→ Task inputs
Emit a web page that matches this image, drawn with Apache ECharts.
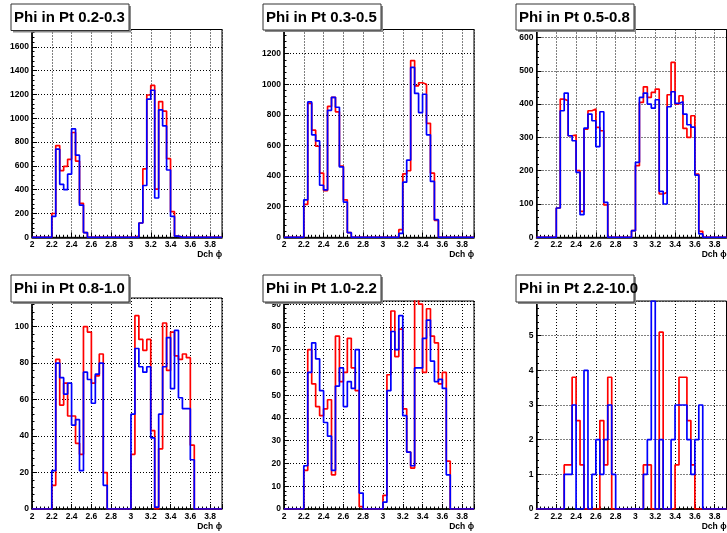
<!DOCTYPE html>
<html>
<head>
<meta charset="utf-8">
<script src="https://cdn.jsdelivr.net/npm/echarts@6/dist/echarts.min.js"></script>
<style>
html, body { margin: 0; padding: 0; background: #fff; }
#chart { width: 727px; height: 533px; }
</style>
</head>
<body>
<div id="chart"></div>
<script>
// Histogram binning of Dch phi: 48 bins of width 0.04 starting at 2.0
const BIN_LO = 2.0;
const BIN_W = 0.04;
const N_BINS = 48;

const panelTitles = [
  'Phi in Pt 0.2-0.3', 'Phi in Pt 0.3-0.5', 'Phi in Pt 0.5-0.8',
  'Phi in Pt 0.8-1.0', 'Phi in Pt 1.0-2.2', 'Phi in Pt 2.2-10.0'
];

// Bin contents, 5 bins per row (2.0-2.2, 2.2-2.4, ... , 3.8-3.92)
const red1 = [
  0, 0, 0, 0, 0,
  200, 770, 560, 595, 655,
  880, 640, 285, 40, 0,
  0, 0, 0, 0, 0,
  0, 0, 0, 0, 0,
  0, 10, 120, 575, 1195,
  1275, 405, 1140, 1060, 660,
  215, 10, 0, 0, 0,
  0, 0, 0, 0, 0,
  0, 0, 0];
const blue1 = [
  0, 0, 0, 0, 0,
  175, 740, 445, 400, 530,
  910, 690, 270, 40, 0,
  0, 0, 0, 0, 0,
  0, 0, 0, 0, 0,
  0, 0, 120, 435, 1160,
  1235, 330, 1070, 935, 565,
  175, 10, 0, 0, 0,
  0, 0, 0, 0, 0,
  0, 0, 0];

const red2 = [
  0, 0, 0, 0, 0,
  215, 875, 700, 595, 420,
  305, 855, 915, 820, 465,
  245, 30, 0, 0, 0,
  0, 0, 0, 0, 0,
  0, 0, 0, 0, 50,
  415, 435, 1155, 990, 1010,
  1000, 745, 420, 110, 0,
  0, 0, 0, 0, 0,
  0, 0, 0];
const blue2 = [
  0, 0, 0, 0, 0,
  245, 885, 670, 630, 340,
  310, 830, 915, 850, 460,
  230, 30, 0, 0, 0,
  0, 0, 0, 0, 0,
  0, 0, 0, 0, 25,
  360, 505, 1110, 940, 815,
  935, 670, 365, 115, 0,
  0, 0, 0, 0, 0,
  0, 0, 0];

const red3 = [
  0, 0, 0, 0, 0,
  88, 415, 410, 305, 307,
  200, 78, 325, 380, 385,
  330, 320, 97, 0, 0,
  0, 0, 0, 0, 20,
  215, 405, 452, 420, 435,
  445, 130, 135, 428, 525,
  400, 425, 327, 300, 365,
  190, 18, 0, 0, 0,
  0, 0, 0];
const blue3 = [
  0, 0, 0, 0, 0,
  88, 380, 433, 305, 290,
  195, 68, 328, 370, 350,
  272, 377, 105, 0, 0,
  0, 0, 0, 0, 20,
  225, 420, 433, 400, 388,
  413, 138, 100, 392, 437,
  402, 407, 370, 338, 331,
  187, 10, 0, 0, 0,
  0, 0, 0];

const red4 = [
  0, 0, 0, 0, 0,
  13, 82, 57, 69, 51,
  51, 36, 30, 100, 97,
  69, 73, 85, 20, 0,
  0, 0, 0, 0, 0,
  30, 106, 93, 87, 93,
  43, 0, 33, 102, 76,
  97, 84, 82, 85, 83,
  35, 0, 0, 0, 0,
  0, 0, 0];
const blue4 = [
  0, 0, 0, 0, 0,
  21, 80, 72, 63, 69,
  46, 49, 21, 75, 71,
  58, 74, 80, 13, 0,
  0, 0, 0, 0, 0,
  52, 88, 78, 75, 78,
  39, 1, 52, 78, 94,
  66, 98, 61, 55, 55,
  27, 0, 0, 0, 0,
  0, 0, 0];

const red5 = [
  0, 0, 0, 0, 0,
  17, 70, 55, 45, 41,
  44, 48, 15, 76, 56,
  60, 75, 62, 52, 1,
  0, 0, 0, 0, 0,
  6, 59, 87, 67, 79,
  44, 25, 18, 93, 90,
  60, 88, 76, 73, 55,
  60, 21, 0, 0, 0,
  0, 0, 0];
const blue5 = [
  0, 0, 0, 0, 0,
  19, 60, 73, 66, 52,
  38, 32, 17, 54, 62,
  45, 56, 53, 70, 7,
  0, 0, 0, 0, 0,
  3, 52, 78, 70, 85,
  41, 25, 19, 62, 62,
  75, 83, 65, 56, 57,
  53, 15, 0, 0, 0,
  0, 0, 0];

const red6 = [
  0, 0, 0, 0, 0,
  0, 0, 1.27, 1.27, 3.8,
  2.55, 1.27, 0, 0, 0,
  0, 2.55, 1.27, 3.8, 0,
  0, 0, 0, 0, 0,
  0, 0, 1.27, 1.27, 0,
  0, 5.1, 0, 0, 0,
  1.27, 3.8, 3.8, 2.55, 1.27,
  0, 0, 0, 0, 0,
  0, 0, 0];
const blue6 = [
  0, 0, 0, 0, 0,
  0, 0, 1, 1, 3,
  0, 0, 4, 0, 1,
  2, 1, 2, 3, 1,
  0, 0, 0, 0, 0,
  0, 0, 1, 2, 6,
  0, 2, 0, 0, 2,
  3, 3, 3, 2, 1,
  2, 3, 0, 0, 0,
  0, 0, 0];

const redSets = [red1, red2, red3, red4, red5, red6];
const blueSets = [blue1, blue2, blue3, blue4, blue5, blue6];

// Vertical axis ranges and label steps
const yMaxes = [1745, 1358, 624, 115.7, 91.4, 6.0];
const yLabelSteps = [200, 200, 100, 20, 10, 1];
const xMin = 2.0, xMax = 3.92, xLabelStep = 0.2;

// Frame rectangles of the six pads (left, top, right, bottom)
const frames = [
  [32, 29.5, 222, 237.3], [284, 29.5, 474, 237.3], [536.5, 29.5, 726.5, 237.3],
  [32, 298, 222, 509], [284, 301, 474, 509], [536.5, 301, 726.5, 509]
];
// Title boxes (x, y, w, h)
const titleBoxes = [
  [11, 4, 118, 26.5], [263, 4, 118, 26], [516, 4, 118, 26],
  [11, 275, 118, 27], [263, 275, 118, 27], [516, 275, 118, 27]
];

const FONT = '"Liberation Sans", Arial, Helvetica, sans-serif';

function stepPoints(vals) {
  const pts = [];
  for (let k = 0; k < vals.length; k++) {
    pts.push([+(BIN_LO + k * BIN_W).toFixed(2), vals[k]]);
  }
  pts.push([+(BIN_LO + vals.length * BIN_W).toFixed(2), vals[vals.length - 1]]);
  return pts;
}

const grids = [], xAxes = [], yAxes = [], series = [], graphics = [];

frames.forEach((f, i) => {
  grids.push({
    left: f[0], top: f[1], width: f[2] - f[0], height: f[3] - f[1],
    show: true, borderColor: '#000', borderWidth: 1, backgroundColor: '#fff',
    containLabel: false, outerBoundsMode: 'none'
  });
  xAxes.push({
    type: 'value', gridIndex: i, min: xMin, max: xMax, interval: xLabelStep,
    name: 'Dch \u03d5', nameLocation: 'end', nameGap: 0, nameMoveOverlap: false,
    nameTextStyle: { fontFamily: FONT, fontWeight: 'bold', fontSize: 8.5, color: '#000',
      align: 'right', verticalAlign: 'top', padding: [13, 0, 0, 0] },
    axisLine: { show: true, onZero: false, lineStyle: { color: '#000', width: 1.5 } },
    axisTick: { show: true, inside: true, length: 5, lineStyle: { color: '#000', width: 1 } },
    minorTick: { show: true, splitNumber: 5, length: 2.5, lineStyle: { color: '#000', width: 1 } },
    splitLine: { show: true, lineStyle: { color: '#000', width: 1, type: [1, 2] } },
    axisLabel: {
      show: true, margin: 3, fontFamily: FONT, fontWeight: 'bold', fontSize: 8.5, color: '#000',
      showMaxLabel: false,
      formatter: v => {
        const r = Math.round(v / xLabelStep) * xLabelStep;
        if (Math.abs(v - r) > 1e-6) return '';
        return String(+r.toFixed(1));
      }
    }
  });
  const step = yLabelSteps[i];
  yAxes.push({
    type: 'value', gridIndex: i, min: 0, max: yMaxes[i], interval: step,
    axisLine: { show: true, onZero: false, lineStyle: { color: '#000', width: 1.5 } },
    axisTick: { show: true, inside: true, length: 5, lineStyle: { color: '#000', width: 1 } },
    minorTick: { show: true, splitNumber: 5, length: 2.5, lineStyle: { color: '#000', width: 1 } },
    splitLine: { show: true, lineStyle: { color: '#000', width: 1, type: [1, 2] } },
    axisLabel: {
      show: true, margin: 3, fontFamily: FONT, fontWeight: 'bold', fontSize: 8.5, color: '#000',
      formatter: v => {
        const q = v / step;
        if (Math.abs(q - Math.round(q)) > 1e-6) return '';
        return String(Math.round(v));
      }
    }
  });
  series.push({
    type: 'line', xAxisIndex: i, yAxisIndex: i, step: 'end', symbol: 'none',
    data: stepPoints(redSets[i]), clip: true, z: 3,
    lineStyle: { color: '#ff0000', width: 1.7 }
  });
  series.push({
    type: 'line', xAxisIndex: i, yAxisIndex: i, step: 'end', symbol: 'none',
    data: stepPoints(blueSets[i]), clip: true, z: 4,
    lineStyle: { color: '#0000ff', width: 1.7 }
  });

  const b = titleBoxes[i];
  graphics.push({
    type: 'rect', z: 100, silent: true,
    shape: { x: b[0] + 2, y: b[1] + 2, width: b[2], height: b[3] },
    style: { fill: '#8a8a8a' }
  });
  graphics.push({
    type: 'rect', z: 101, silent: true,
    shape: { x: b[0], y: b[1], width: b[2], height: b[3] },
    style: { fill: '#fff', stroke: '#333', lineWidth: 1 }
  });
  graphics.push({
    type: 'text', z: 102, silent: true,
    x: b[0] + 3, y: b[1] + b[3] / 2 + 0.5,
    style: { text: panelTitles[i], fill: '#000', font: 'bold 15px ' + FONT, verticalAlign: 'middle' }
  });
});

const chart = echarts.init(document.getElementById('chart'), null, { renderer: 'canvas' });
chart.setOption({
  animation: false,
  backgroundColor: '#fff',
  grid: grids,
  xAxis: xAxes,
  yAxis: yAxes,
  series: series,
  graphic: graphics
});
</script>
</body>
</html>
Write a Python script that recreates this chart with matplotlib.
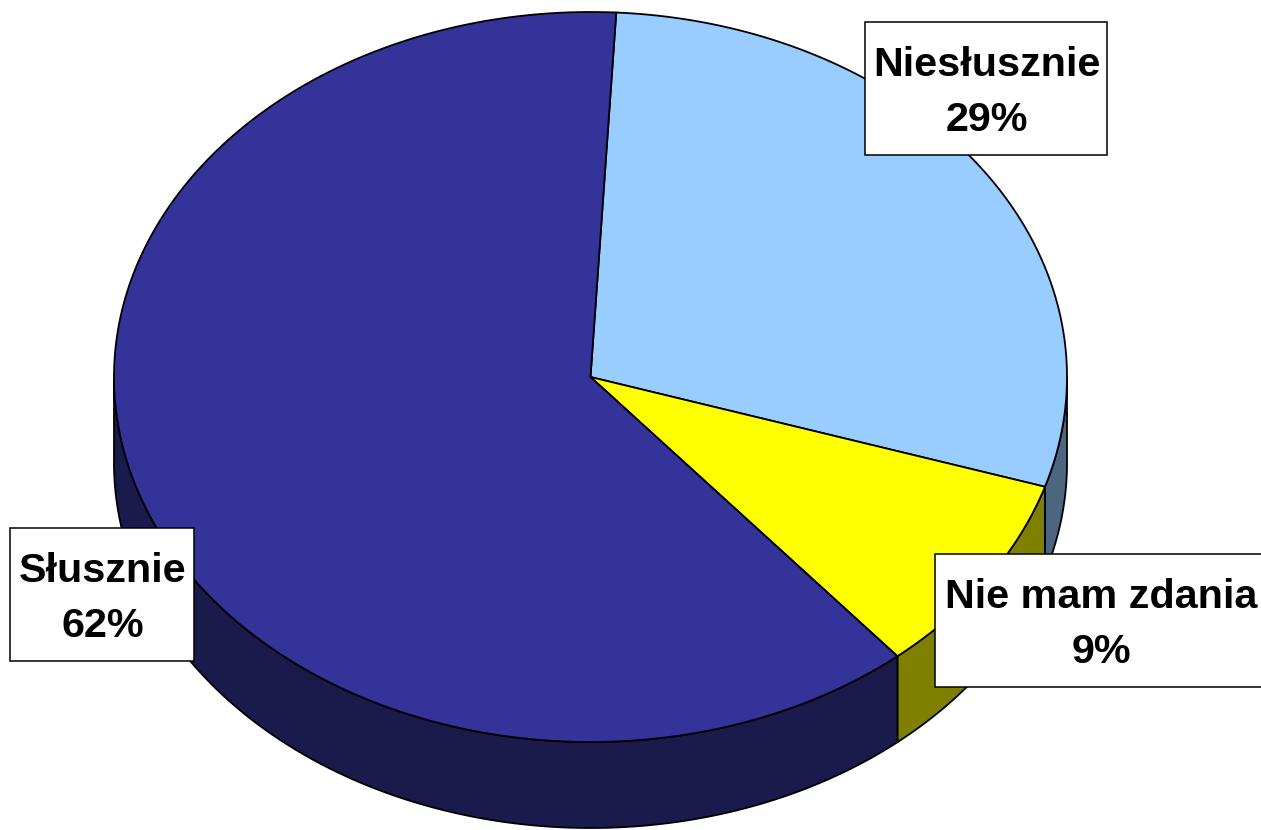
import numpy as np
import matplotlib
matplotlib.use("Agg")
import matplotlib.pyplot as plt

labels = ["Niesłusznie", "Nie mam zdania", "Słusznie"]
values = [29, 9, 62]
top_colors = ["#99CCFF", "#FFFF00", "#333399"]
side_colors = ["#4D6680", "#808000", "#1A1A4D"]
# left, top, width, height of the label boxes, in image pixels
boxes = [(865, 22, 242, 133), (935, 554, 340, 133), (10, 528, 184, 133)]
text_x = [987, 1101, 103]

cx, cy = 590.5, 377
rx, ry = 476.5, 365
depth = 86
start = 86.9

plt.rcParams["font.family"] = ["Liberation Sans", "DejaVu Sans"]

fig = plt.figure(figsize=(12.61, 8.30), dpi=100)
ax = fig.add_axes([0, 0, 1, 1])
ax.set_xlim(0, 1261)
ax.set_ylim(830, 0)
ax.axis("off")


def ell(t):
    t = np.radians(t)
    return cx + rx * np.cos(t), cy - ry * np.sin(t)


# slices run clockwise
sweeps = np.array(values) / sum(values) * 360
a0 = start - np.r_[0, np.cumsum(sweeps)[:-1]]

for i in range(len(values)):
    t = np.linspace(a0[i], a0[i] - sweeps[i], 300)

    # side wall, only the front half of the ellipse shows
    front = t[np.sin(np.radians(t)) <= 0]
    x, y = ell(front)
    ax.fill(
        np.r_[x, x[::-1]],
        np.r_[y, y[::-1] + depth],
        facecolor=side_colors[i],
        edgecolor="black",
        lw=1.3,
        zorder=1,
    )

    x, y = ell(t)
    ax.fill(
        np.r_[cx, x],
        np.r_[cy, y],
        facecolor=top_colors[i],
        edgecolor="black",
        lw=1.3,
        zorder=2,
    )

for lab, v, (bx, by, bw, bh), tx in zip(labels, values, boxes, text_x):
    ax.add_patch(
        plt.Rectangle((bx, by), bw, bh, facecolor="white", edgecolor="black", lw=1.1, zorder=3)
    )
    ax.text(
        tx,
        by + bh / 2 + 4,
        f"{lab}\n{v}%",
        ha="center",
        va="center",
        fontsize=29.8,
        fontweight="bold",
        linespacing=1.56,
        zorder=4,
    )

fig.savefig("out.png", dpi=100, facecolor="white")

→ Goal
Reproduce the material above from its first line through the line containing "const N_BINS = 48;", both ends included, and skip every picture.

→ Problem solution
Emit a web page that matches this image, drawn with Apache ECharts.
<!DOCTYPE html>
<html>
<head>
<meta charset="utf-8">
<script src="https://cdn.jsdelivr.net/npm/echarts@6/dist/echarts.min.js"></script>
<style>
html, body { margin: 0; padding: 0; background: #fff; }
#chart { width: 727px; height: 533px; }
</style>
</head>
<body>
<div id="chart"></div>
<script>
// Histogram binning of Dch phi: 48 bins of width 0.04 starting at 2.0
const BIN_LO = 2.0;
const BIN_W = 0.04;
const N_BINS = 48;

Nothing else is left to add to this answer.